WHAT YOU HAVE TO DO
Exactly as written, retype the listing below, omitting the pictures.
----- DATA PROVIDED -----
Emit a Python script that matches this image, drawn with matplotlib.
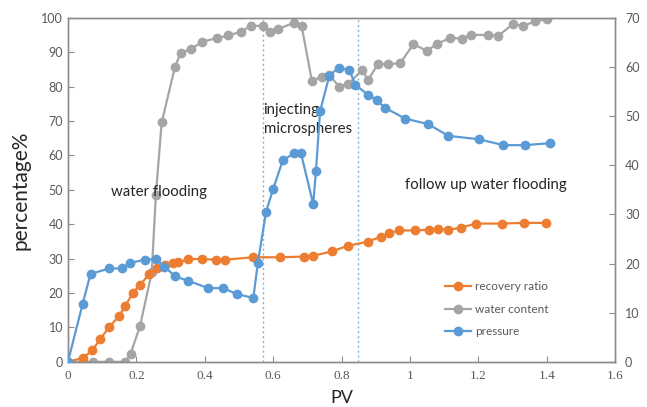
import matplotlib
matplotlib.use("Agg")
import matplotlib.pyplot as plt
from matplotlib.ticker import FixedLocator

# ---- data ----
rec_pv = [0, 0.043, 0.071, 0.094, 0.121, 0.150, 0.167, 0.189, 0.211, 0.238, 0.259, 0.284,
          0.308, 0.323, 0.352, 0.393, 0.433, 0.459, 0.542, 0.620, 0.691, 0.716, 0.771,
          0.820, 0.876, 0.915, 0.939, 0.969, 1.015, 1.054, 1.083, 1.112, 1.149, 1.192,
          1.269, 1.332, 1.397]
rec_val = [0, 1.1, 3.3, 6.6, 10.1, 13.4, 16.1, 20.0, 22.4, 25.5, 27.2, 28.2,
           28.7, 28.9, 29.9, 29.9, 29.7, 29.7, 30.4, 30.4, 30.6, 30.8, 32.1,
           33.8, 34.9, 36.4, 37.4, 38.2, 38.2, 38.4, 38.6, 38.4, 39.0, 40.2,
           40.2, 40.4, 40.4]

wc_pv = [0, 0.043, 0.074, 0.121, 0.167, 0.183, 0.211, 0.245, 0.257, 0.274, 0.313, 0.330,
         0.359, 0.393, 0.435, 0.469, 0.506, 0.535, 0.571, 0.591, 0.615, 0.661, 0.683,
         0.713, 0.742, 0.764, 0.793, 0.820, 0.859, 0.878, 0.906, 0.937, 0.971, 1.010,
         1.049, 1.080, 1.117, 1.151, 1.177, 1.229, 1.258, 1.302, 1.330, 1.365, 1.400]
wc_val = [0, 0, 0, 0, 0, 2.3, 10.5, 26.0, 48.5, 69.6, 85.8, 89.9,
          90.9, 93.1, 94.1, 94.9, 96.0, 97.7, 97.7, 95.8, 96.8, 98.6, 97.7,
          81.7, 82.9, 83.4, 80.0, 80.8, 84.8, 82.0, 86.6, 86.6, 86.8, 92.4,
          90.4, 92.5, 94.2, 94.0, 95.1, 95.0, 94.8, 98.3, 97.6, 99.0, 99.6]

pr_pv = [0, 0.043, 0.066, 0.121, 0.157, 0.181, 0.225, 0.257, 0.282, 0.313, 0.351, 0.410,
         0.454, 0.493, 0.542, 0.555, 0.579, 0.600, 0.628, 0.662, 0.681, 0.717, 0.725,
         0.737, 0.764, 0.791, 0.823, 0.840, 0.878, 0.902, 0.927, 0.986, 1.052, 1.112,
         1.201, 1.273, 1.336, 1.409]
pr_val = [0, 11.8, 17.9, 19.0, 19.0, 20.1, 20.8, 20.9, 19.4, 17.4, 16.5, 15.0,
          15.0, 13.8, 13.0, 20.1, 30.5, 35.2, 41.0, 42.5, 42.5, 32.1, 38.9,
          51.0, 58.2, 59.9, 59.4, 56.4, 54.3, 53.3, 51.7, 49.5, 48.4, 46.0,
          45.3, 44.1, 44.1, 44.5]

stage_lines = [0.57, 0.848]
x_ticks = [0, 0.2, 0.4, 0.6, 0.8, 1.0, 1.2, 1.4, 1.6]
x_ticklabels = ["0", "0.2", "0.4", "0.6", "0.8", "1", "1.2", "1.4", "1.6"]
left_ticks = list(range(0, 101, 10))
right_ticks = list(range(0, 71, 10))

c_or = "#ED7D31"
c_gr = "#A5A5A5"
c_bl = "#5B9BD5"
spine_c = "#8C8C8C"
lab_c = "#595959"

fig = plt.figure(figsize=(6.47, 4.07), dpi=100)
ax = fig.add_axes([0.105, 0.111, 0.846, 0.845])
ax2 = ax.twinx()

lw = 1.6
ms = 6
l_gr, = ax.plot(wc_pv, wc_val, color=c_gr, lw=lw, marker="o", ms=ms, zorder=2, label="water content")
l_or, = ax.plot(rec_pv, rec_val, color=c_or, lw=lw, marker="o", ms=ms, zorder=3, label="recovery ratio")
l_bl, = ax2.plot(pr_pv, pr_val, color=c_bl, lw=lw, marker="o", ms=ms, zorder=3, label="pressure")

for xv in stage_lines:
    ax.axvline(xv, color="#7FB2E0", lw=1.0, ls=(0, (1.5, 2)), zorder=1)

ax.set_xlim(0, 1.6)
ax.set_ylim(0, 100)
ax2.set_ylim(0, 70)
ax.xaxis.set_major_locator(FixedLocator(x_ticks))
ax.set_xticklabels(x_ticklabels, fontfamily="Liberation Serif", fontsize=9.5, color=lab_c)
ax.set_yticks(left_ticks)
ax.set_yticklabels([str(v) for v in left_ticks], fontfamily="Lato", fontsize=9, color=lab_c)
ax2.set_yticks(right_ticks)
ax2.set_yticklabels([str(v) for v in right_ticks], fontfamily="Lato", fontsize=9, color=lab_c)

for a in (ax, ax2):
    for s in a.spines.values():
        s.set_color(spine_c)
        s.set_linewidth(1.0)
    a.tick_params(direction="in", length=4, color=spine_c, width=0.8)
ax.tick_params(axis="x", pad=6)
ax2.tick_params(axis="y", pad=7)

ax.set_xlabel("PV", fontfamily="Lato", fontsize=13, color="#262626", labelpad=6)
ax.set_ylabel("percentage%", fontfamily="Lato", fontsize=15, color="#262626", labelpad=8)

txt_kw = dict(fontfamily="Lato", fontsize=10.8, color="#262626")
ax.text(0.266, 49.4, "water flooding", ha="center", va="center", **txt_kw)
ax.text(0.572, 70.5, "injecting\nmicrospheres", ha="left", va="center", linespacing=1.5, **txt_kw)
ax.text(0.985, 51.5, "follow up water flooding", ha="left", va="center", **txt_kw)

leg = ax2.legend([l_or, l_gr, l_bl], ["recovery ratio", "water content", "pressure"],
                 loc="lower left", bbox_to_anchor=(0.67, 0.04), frameon=False,
                 prop={"family": "Lato", "size": 8.5}, labelspacing=1.0,
                 handlelength=2.2, handletextpad=0.3, labelcolor=lab_c)

fig.savefig("out.png", dpi=100)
-----
THE REPLY
Emit a Python script that matches this image, drawn with matplotlib.
import matplotlib
matplotlib.use("Agg")
import matplotlib.pyplot as plt
from matplotlib.ticker import FixedLocator

# ---- data ----
rec_pv = [0, 0.043, 0.071, 0.094, 0.121, 0.150, 0.167, 0.189, 0.211, 0.238, 0.259, 0.284,
          0.308, 0.323, 0.352, 0.393, 0.433, 0.459, 0.542, 0.620, 0.691, 0.716, 0.771,
          0.820, 0.876, 0.915, 0.939, 0.969, 1.015, 1.054, 1.083, 1.112, 1.149, 1.192,
          1.269, 1.332, 1.397]
rec_val = [0, 1.1, 3.3, 6.6, 10.1, 13.4, 16.1, 20.0, 22.4, 25.5, 27.2, 28.2,
           28.7, 28.9, 29.9, 29.9, 29.7, 29.7, 30.4, 30.4, 30.6, 30.8, 32.1,
           33.8, 34.9, 36.4, 37.4, 38.2, 38.2, 38.4, 38.6, 38.4, 39.0, 40.2,
           40.2, 40.4, 40.4]

wc_pv = [0, 0.043, 0.074, 0.121, 0.167, 0.183, 0.211, 0.245, 0.257, 0.274, 0.313, 0.330,
         0.359, 0.393, 0.435, 0.469, 0.506, 0.535, 0.571, 0.591, 0.615, 0.661, 0.683,
         0.713, 0.742, 0.764, 0.793, 0.820, 0.859, 0.878, 0.906, 0.937, 0.971, 1.010,
         1.049, 1.080, 1.117, 1.151, 1.177, 1.229, 1.258, 1.302, 1.330, 1.365, 1.400]
wc_val = [0, 0, 0, 0, 0, 2.3, 10.5, 26.0, 48.5, 69.6, 85.8, 89.9,
          90.9, 93.1, 94.1, 94.9, 96.0, 97.7, 97.7, 95.8, 96.8, 98.6, 97.7,
          81.7, 82.9, 83.4, 80.0, 80.8, 84.8, 82.0, 86.6, 86.6, 86.8, 92.4,
          90.4, 92.5, 94.2, 94.0, 95.1, 95.0, 94.8, 98.3, 97.6, 99.0, 99.6]

pr_pv = [0, 0.043, 0.066, 0.121, 0.157, 0.181, 0.225, 0.257, 0.282, 0.313, 0.351, 0.410,
         0.454, 0.493, 0.542, 0.555, 0.579, 0.600, 0.628, 0.662, 0.681, 0.717, 0.725,
         0.737, 0.764, 0.791, 0.823, 0.840, 0.878, 0.902, 0.927, 0.986, 1.052, 1.112,
         1.201, 1.273, 1.336, 1.409]
pr_val = [0, 11.8, 17.9, 19.0, 19.0, 20.1, 20.8, 20.9, 19.4, 17.4, 16.5, 15.0,
          15.0, 13.8, 13.0, 20.1, 30.5, 35.2, 41.0, 42.5, 42.5, 32.1, 38.9,
          51.0, 58.2, 59.9, 59.4, 56.4, 54.3, 53.3, 51.7, 49.5, 48.4, 46.0,
          45.3, 44.1, 44.1, 44.5]

stage_lines = [0.57, 0.848]
x_ticks = [0, 0.2, 0.4, 0.6, 0.8, 1.0, 1.2, 1.4, 1.6]
x_ticklabels = ["0", "0.2", "0.4", "0.6", "0.8", "1", "1.2", "1.4", "1.6"]
left_ticks = list(range(0, 101, 10))
right_ticks = list(range(0, 71, 10))

c_or = "#ED7D31"
c_gr = "#A5A5A5"
c_bl = "#5B9BD5"
spine_c = "#8C8C8C"
lab_c = "#595959"

fig = plt.figure(figsize=(6.47, 4.07), dpi=100)
ax = fig.add_axes([0.105, 0.111, 0.846, 0.845])
ax2 = ax.twinx()

lw = 1.6
ms = 6
l_gr, = ax.plot(wc_pv, wc_val, color=c_gr, lw=lw, marker="o", ms=ms, zorder=2, label="water content")
l_or, = ax.plot(rec_pv, rec_val, color=c_or, lw=lw, marker="o", ms=ms, zorder=3, label="recovery ratio")
l_bl, = ax2.plot(pr_pv, pr_val, color=c_bl, lw=lw, marker="o", ms=ms, zorder=3, label="pressure")

for xv in stage_lines:
    ax.axvline(xv, color="#7FB2E0", lw=1.0, ls=(0, (1.5, 2)), zorder=1)

ax.set_xlim(0, 1.6)
ax.set_ylim(0, 100)
ax2.set_ylim(0, 70)
ax.xaxis.set_major_locator(FixedLocator(x_ticks))
ax.set_xticklabels(x_ticklabels, fontfamily="Liberation Serif", fontsize=9.5, color=lab_c)
ax.set_yticks(left_ticks)
ax.set_yticklabels([str(v) for v in left_ticks], fontfamily="Lato", fontsize=9, color=lab_c)
ax2.set_yticks(right_ticks)
ax2.set_yticklabels([str(v) for v in right_ticks], fontfamily="Lato", fontsize=9, color=lab_c)

for a in (ax, ax2):
    for s in a.spines.values():
        s.set_color(spine_c)
        s.set_linewidth(1.0)
    a.tick_params(direction="in", length=4, color=spine_c, width=0.8)
ax.tick_params(axis="x", pad=6)
ax2.tick_params(axis="y", pad=7)

ax.set_xlabel("PV", fontfamily="Lato", fontsize=13, color="#262626", labelpad=6)
ax.set_ylabel("percentage%", fontfamily="Lato", fontsize=15, color="#262626", labelpad=8)

txt_kw = dict(fontfamily="Lato", fontsize=10.8, color="#262626")
ax.text(0.266, 49.4, "water flooding", ha="center", va="center", **txt_kw)
ax.text(0.572, 70.5, "injecting\nmicrospheres", ha="left", va="center", linespacing=1.5, **txt_kw)
ax.text(0.985, 51.5, "follow up water flooding", ha="left", va="center", **txt_kw)

leg = ax2.legend([l_or, l_gr, l_bl], ["recovery ratio", "water content", "pressure"],
                 loc="lower left", bbox_to_anchor=(0.67, 0.04), frameon=False,
                 prop={"family": "Lato", "size": 8.5}, labelspacing=1.0,
                 handlelength=2.2, handletextpad=0.3, labelcolor=lab_c)

fig.savefig("out.png", dpi=100)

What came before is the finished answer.